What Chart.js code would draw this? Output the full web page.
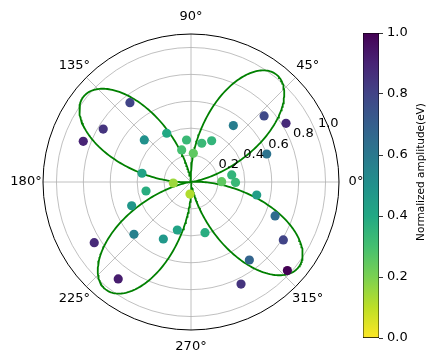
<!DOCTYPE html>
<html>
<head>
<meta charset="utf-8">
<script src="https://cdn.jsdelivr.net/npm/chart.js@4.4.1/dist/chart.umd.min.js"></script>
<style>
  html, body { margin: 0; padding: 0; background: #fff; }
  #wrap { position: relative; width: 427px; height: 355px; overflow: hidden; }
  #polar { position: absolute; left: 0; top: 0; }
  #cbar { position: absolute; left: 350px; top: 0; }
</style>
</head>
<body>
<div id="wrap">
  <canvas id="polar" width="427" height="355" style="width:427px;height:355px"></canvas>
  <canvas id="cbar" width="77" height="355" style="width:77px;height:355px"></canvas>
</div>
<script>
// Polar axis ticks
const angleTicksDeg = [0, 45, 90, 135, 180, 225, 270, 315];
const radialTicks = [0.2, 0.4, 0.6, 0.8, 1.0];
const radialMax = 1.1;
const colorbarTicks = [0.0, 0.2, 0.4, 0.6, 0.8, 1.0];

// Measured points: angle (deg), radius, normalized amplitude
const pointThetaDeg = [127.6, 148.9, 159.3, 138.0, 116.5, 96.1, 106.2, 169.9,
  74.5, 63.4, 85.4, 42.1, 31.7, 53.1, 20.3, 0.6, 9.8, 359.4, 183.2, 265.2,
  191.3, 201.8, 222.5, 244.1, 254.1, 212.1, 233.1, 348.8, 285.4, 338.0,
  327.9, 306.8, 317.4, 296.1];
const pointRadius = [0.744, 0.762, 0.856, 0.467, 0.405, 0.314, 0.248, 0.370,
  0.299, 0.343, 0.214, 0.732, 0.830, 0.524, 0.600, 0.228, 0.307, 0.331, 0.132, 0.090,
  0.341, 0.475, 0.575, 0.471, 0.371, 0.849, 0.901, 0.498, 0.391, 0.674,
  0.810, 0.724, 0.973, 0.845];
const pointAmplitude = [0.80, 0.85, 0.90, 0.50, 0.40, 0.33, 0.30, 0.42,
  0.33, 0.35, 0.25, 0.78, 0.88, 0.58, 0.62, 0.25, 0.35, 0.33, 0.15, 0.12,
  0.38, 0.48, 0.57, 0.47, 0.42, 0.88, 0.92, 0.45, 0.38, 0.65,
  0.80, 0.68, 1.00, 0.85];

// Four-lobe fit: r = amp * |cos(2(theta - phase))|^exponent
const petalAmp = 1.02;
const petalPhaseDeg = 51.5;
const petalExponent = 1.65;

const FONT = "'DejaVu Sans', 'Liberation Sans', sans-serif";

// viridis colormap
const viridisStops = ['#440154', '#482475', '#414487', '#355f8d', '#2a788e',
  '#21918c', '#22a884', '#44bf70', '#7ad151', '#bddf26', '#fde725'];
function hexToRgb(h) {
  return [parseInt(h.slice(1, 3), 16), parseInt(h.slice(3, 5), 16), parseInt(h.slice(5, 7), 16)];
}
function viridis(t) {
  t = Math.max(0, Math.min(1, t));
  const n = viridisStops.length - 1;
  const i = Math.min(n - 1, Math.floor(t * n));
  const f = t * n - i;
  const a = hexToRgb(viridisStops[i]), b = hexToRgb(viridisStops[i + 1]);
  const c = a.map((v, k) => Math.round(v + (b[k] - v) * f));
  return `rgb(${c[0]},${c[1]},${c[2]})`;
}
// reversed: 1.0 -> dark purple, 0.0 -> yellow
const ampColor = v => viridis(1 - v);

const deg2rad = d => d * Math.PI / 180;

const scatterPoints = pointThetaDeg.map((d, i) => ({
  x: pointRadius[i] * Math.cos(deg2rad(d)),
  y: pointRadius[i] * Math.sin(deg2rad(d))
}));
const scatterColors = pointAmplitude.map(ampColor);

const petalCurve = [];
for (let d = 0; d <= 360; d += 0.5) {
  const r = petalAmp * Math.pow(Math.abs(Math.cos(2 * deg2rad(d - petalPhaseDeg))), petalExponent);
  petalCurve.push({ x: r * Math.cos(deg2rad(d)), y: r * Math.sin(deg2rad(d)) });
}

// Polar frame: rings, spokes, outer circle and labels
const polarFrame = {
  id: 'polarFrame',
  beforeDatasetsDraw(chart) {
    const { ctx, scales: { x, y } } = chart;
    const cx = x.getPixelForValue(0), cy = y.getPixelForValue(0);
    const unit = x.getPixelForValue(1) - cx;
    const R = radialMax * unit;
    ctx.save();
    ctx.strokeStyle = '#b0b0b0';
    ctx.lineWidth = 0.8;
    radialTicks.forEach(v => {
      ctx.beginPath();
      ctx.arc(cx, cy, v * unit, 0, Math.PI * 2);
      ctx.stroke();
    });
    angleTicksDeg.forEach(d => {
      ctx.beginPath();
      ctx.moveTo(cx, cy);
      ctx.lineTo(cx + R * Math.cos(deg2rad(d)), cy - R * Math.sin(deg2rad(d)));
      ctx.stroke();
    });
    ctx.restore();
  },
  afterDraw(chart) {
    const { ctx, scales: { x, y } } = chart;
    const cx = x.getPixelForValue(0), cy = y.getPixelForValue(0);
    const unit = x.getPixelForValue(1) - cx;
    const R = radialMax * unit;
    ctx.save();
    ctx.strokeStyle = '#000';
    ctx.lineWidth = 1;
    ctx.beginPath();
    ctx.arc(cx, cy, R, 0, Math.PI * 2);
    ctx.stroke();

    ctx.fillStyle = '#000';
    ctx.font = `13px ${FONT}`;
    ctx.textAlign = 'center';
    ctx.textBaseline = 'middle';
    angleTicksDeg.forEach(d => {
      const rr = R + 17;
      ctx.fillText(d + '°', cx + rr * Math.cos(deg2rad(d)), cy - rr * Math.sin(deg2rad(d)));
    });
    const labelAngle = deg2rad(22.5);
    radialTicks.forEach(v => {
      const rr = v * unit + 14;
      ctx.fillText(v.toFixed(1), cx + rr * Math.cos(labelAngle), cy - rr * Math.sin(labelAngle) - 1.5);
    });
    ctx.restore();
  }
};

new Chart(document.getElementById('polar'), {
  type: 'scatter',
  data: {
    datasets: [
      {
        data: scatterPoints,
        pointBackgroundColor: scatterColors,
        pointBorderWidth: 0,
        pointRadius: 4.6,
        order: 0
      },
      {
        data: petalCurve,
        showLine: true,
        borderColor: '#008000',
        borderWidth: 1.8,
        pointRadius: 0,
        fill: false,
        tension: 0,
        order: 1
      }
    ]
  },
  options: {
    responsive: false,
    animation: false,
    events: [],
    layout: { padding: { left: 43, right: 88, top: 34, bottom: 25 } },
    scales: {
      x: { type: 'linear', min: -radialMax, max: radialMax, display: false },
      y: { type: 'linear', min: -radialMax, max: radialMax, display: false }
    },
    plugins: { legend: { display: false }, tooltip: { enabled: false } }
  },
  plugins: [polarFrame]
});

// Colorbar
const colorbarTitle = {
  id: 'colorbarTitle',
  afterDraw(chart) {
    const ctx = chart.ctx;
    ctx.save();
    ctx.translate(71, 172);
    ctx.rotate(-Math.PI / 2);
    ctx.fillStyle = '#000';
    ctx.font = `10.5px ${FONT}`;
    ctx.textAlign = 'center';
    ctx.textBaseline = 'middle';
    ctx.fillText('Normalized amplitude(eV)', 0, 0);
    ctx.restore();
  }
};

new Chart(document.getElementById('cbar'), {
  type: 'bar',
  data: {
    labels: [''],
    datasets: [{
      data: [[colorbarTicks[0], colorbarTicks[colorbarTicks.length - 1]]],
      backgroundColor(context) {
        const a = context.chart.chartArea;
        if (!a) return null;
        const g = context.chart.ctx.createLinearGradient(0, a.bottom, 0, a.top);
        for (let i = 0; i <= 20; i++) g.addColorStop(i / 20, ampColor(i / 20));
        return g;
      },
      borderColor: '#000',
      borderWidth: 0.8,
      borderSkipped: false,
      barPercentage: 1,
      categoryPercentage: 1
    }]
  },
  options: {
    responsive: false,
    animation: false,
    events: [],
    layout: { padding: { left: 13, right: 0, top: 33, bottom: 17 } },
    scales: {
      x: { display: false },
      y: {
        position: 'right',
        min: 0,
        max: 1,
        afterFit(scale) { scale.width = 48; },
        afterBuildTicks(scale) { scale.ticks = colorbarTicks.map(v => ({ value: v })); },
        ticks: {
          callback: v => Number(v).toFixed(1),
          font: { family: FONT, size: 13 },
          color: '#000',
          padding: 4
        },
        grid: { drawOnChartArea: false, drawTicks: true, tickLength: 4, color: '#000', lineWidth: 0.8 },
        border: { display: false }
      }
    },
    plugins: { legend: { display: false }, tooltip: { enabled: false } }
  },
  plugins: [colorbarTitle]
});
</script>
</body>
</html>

DIRECTIONS =
Repeat the lines of the listing above verbatim, beginning at its first line and ending at the line containing "const colorbarTicks = [0.0, 0.2, 0.4, 0.6, 0.8, 1.0];", which is included. Omit pictures.

THE RESULT =
What Chart.js code would draw this? Output the full web page.
<!DOCTYPE html>
<html>
<head>
<meta charset="utf-8">
<script src="https://cdn.jsdelivr.net/npm/chart.js@4.4.1/dist/chart.umd.min.js"></script>
<style>
  html, body { margin: 0; padding: 0; background: #fff; }
  #wrap { position: relative; width: 427px; height: 355px; overflow: hidden; }
  #polar { position: absolute; left: 0; top: 0; }
  #cbar { position: absolute; left: 350px; top: 0; }
</style>
</head>
<body>
<div id="wrap">
  <canvas id="polar" width="427" height="355" style="width:427px;height:355px"></canvas>
  <canvas id="cbar" width="77" height="355" style="width:77px;height:355px"></canvas>
</div>
<script>
// Polar axis ticks
const angleTicksDeg = [0, 45, 90, 135, 180, 225, 270, 315];
const radialTicks = [0.2, 0.4, 0.6, 0.8, 1.0];
const radialMax = 1.1;
const colorbarTicks = [0.0, 0.2, 0.4, 0.6, 0.8, 1.0];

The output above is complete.